Truck loads Of Snow
If you have ever visited Niseko the first thing you will usually remember is the snow! The amount of snow the area gets is really quite incredible with many years seeing more than 15m of snowfall a season. Last winter was no different with one of the biggest Decembers in decades and consistent snowfall well into March.

Now depending on where you are from, the snow you will see in Niseko may well be the most you'll ever see in your life. In many countries snow in the city can bring life to a stand still with roads and schools closed and driving near impossible. Here in Hokkaido life continues without so much as a blink of an eye, seemingly no matter how much snow falls. So how does the area deal with so much snow?

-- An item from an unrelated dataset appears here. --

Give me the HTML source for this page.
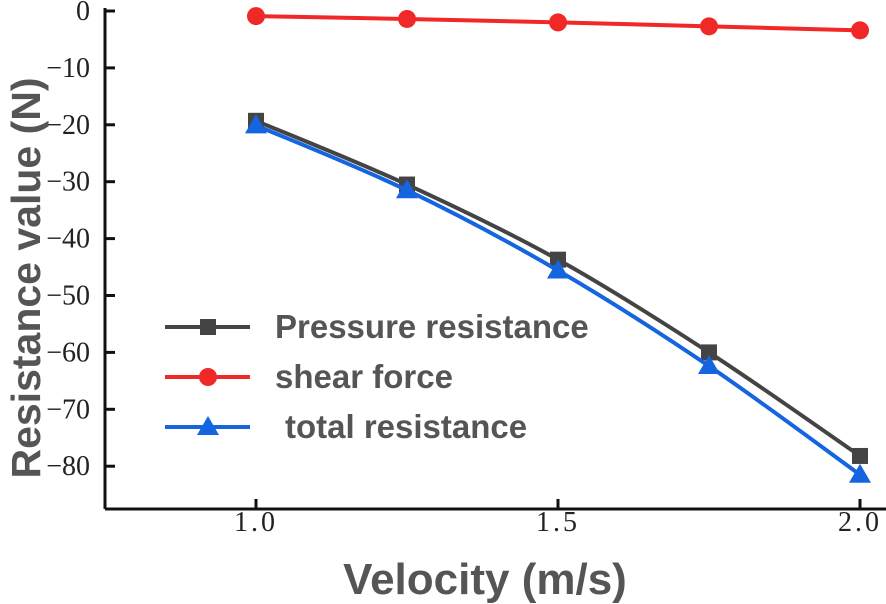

Hokkaido moves approximately 20 million tons of snow a winter from its roads and the price tag for the Sapporo area alone is in excess of 20.4 billion yen (approximately US$190 million). The machine you see above is a mighty Rotary Jyosetsushya or rotary snow blower, a machine that makes life in the long snowy winter in Hokkaido possible. Of course they don't work alone and are assisted by an army of tire shovels, fleets of dump trucks and plenty of hardy men and women regulating things with glowing sticks.

Just a few kilometers down the road from Hirafu lies Kutchan, which according to wikapedia is one of the snowiest towns on earth. During the winter space becomes a premium as every spare inch is slowly but surely taken up by snow. The only relief is the truck loads of it that are removed on a daily basis, freeing up roads, foot paths and driveways.

When the snow is falling public roads are cleared with clock work efficiency but for every grader pass the snow banks encroach a little further onto the roads until many morph into a one way impassable for two cars at a time. Until the Josetsushya and its many support vehicles return to clear the streets and fill the trucks once again.

The endless tonnage of snow is taken to snow dumps on the outskirts of the town where it sits until the spring rains help it on its journey back to whence it came, back into the sea of Japan.